Spanish banks would need 59.3 billion euros ($76.3 billion) to maintain healthy capital levels in a worst-case economic scenario, according to the results of stress tests released Friday.

Consulting group Oliver Wyman conducted the tests on 14 of Spain’s largest lenders, concluding that seven of the banks would need capital infusions if Spain’s economy was to severely contract in the next three years.

The seven other banks, including Banco Santander, Banco Bilbao Vizcaya Argentaria and Caixabank, don’t need capital infusions, the results found.

Spain is deeply in debt to foreign creditors and its ability to borrow has been severely hampered by rising interest rates caused by doubts over Spain's solvency. The Spanish government authorized the stress tests in an effort to convince European fiscal leaders and potential lenders that serious financial reform is in the works.

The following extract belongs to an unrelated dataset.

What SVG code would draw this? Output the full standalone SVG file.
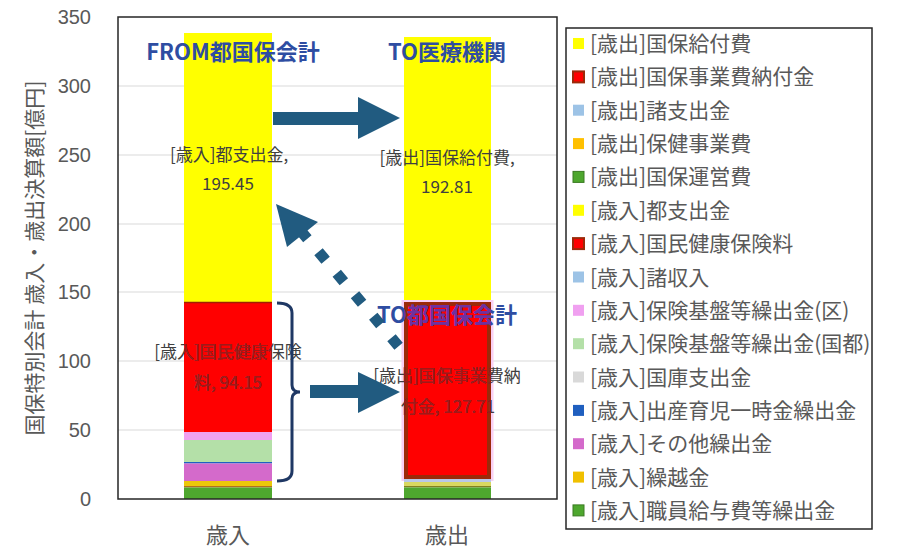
<svg xmlns="http://www.w3.org/2000/svg" width="900" height="556" viewBox="0 0 900 556">
<style>
.jp{font-family:"Noto Sans CJK JP","Noto Sans",sans-serif}
.tick{font-family:"Liberation Sans",Arial,sans-serif;font-size:20px;fill:#595959;text-anchor:end}
.grid{stroke:#D9D9D9;stroke-width:1.2}
.lbl{font-size:17px;fill:#404040;text-anchor:middle}
.lblr{font-size:17px;fill:#A01818;text-anchor:middle}
.ttl{font-size:22px;font-weight:bold;fill:#2E4DA2;text-anchor:middle}
.leg{font-size:21px;fill:#595959}
.cat{font-size:22px;fill:#595959;text-anchor:middle}
.arr{fill:#215B80}
</style>
<defs>
<clipPath id="redL"><rect x="184" y="302" width="88" height="130"/></clipPath>
<clipPath id="redR"><rect x="404" y="302" width="87" height="177"/></clipPath>
</defs>
<rect width="900" height="556" fill="#FFFFFF"/>

<g id="axes">
<line class="grid" x1="118" y1="86" x2="557" y2="86"/>
<line class="grid" x1="118" y1="155" x2="557" y2="155"/>
<line class="grid" x1="118" y1="224" x2="557" y2="224"/>
<line class="grid" x1="118" y1="292" x2="557" y2="292"/>
<line class="grid" x1="118" y1="361" x2="557" y2="361"/>
<line class="grid" x1="118" y1="430" x2="557" y2="430"/>
<text class="tick" x="91" y="24">350</text>
<text class="tick" x="91" y="93">300</text>
<text class="tick" x="91" y="162">250</text>
<text class="tick" x="91" y="231">200</text>
<text class="tick" x="91" y="299">150</text>
<text class="tick" x="91" y="368">100</text>
<text class="tick" x="91" y="437">50</text>
<text class="tick" x="91" y="506">0</text>
<text class="jp" font-size="21" fill="#595959" text-anchor="middle" transform="translate(42,258) rotate(-90)">国保特別会計 歳入・歳出決算額[億円]</text>
<text class="jp cat" x="228" y="543">歳入</text>
<text class="jp cat" x="447" y="543">歳出</text>
</g>

<g id="bar-income">
<rect x="184" y="33" width="88" height="269" fill="#FFFF00"/>
<rect x="184" y="302" width="88" height="130" fill="#FF0000"/>
<line x1="184" y1="302.5" x2="272" y2="302.5" stroke="#A02000" stroke-width="1.5"/>
<rect x="184" y="432" width="88" height="8" fill="#F0A0F0"/>
<rect x="184" y="440" width="88" height="22" fill="#B4E0A8"/>
<rect x="184" y="462" width="88" height="1.5" fill="#2060C0"/>
<rect x="184" y="463.5" width="88" height="17.5" fill="#D46ACB"/>
<rect x="184" y="481" width="88" height="5" fill="#EBC80A"/>
<rect x="184" y="486" width="88" height="1.5" fill="#B07020"/>
<rect x="184" y="487.5" width="88" height="11.5" fill="#4EA72E"/>
</g>

<g id="bar-expense">
<rect x="404" y="37" width="87" height="265" fill="#FFFF00"/>
<rect x="401.5" y="300" width="92" height="181" fill="#FAD0F4"/>
<rect x="406" y="304" width="83" height="173" fill="#FF0000" stroke="#9B2A0A" stroke-width="4"/>
<rect x="404" y="479" width="87" height="3" fill="#B8C8E8"/>
<rect x="404" y="482" width="87" height="4" fill="#D8D860"/>
<rect x="404" y="486" width="87" height="1.5" fill="#808020"/>
<rect x="404" y="487.5" width="87" height="11.5" fill="#4EA72E"/>
</g>

<rect id="plot-frame" x="118" y="17" width="439" height="482" fill="none" stroke="#262626" stroke-width="1.5"/>

<g id="labels" class="jp">
<text class="lbl" x="229" y="161">[歳入]都支出金,</text>
<text class="lbl" x="228" y="190">195.45</text>
<text class="lbl" x="447" y="164">[歳出]国保給付費,</text>
<text class="lbl" x="447" y="193">192.81</text>
<text class="lbl" x="228" y="358">[歳入]国民健康保険</text>
<text class="lbl" x="228" y="389">料, 94.15</text>
<g clip-path="url(#redL)">
<text class="lblr" x="228" y="358">[歳入]国民健康保険</text>
<text class="lblr" x="228" y="389">料, 94.15</text>
</g>
<text class="lbl" x="447" y="382">[歳出]国保事業費納</text>
<text class="lbl" x="448" y="413">付金, 127.71</text>
<g clip-path="url(#redR)">
<text class="lblr" x="447" y="382">[歳出]国保事業費納</text>
<text class="lblr" x="448" y="413">付金, 127.71</text>
</g>
</g>

<g id="title-from" class="jp"><text class="ttl" x="233" y="60">FROM都国保会計</text></g>
<g id="title-to-medical" class="jp"><text class="ttl" x="447" y="60">TO医療機関</text></g>
<g id="title-to-tokokuho" class="jp">
<text class="ttl" x="447" y="323">TO都国保会計</text>
<g clip-path="url(#redR)"><text class="ttl" x="447" y="323" style="fill:#7030A0">TO都国保会計</text></g>
</g>

<g id="connectors">
<polygon class="arr" points="273,112 358,112 358,97 400,118 358,139 358,125 273,125"/>
<polygon class="arr" points="310,385 358,385 358,372 400,392 358,413 358,398 310,398"/>
<path d="M277,303 Q292,303 292,313 L292,385 Q292,392 300,392 Q292,392 292,399 L292,471 Q292,481 277,481" fill="none" stroke="#1F3864" stroke-width="3"/>
<line x1="398.6" y1="346.2" x2="300" y2="230" stroke="#215B80" stroke-width="11" stroke-dasharray="11 17.2"/>
<polygon class="arr" points="276,204 318,222 287,247"/>
</g>

<g id="legend" class="jp">
<rect x="566" y="28" width="306" height="501" fill="#FFFFFF" stroke="#262626" stroke-width="1.5"/>
<rect x="573" y="38" width="11" height="11" fill="#FFFF00"/>
<text class="leg" x="590" y="51">[歳出]国保給付費</text>
<rect x="573" y="71.4" width="11" height="11" fill="#FF0000" stroke="#9B2A0A" stroke-width="2"/>
<text class="leg" x="590" y="84.4">[歳出]国保事業費納付金</text>
<rect x="573" y="104.7" width="11" height="11" fill="#9DC3E6"/>
<text class="leg" x="590" y="117.7">[歳出]諸支出金</text>
<rect x="573" y="138.1" width="11" height="11" fill="#FFC000"/>
<text class="leg" x="590" y="151.1">[歳出]保健事業費</text>
<rect x="573" y="171.4" width="11" height="11" fill="#4EA72E" stroke="#3A7A22" stroke-width="1"/>
<text class="leg" x="590" y="184.4">[歳出]国保運営費</text>
<rect x="573" y="204.8" width="11" height="11" fill="#FFFF00"/>
<text class="leg" x="590" y="217.8">[歳入]都支出金</text>
<rect x="573" y="238.1" width="11" height="11" fill="#FF0000" stroke="#9B2A0A" stroke-width="2"/>
<text class="leg" x="590" y="251.1">[歳入]国民健康保険料</text>
<rect x="573" y="271.5" width="11" height="11" fill="#9DC3E6"/>
<text class="leg" x="590" y="284.5">[歳入]諸収入</text>
<rect x="573" y="304.8" width="11" height="11" fill="#F0A0F0"/>
<text class="leg" x="590" y="317.8">[歳入]保険基盤等繰出金(区)</text>
<rect x="573" y="338.2" width="11" height="11" fill="#B4E0A8"/>
<text class="leg" x="590" y="351.2">[歳入]保険基盤等繰出金(国都)</text>
<rect x="573" y="371.5" width="11" height="11" fill="#D9D9D9"/>
<text class="leg" x="590" y="384.5">[歳入]国庫支出金</text>
<rect x="573" y="404.9" width="11" height="11" fill="#1F5FBF"/>
<text class="leg" x="590" y="417.9">[歳入]出産育児一時金繰出金</text>
<rect x="573" y="438.2" width="11" height="11" fill="#D46ACB"/>
<text class="leg" x="590" y="451.2">[歳入]その他繰出金</text>
<rect x="573" y="471.6" width="11" height="11" fill="#F0C000"/>
<text class="leg" x="590" y="484.6">[歳入]繰越金</text>
<rect x="573" y="504.9" width="11" height="11" fill="#4EA72E" stroke="#3A7A22" stroke-width="1"/>
<text class="leg" x="590" y="517.9">[歳入]職員給与費等繰出金</text>
</g>
</svg>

In June, Eurozone leaders agreed to a 100 billion euro line of credit for Spain. The stress tests were conducted to determine how much of that credit line the banks would need in an emergency. 

The stress tests assessed capital needs for the banks should Spain’s economy contract by 6.5% between 2012 and 2014.

The Dow Jones Industrial average recovered some losses following the release of the better-than-expected results. The Dow was recently down 50 points, off session lows.

In a press release, the consulting group that oversaw the tests said, “The capital needs identified are the result of a very extensive and detailed analysis of the value of credit portfolios and foreclosed assets, and of the capacity of the banks to absorb losses over the next three years under a very adverse scenario.”

As had been widely predicted, three banks nationalized by the Spanish government in the past year as the country’s debt crisis has magnified were cited as having the largest capital shortfalls. They are Bankia SA, which needs 24.74 billion euros; Novagalicia Banco, which needs 7.18 billion euros; and Catalunya Bank, which needs 10.83 billion euros, according to the report.

The report said these banks are already working with Spanish and European fiscal leaders on restructuring plans.

Spain is one of several European countries struggling under the weight of burdensome debt, stagnant growth and unsustainable government spending levels. Greece, Portugal and Italy have also struggled to meet debt payments as government costs, including pensions and other employee benefits, have escalated in recent years.

On Thursday Spain’s government said it would pass 43 new laws in the next six months, all designed to scale back government spending and ease the country's debt burden.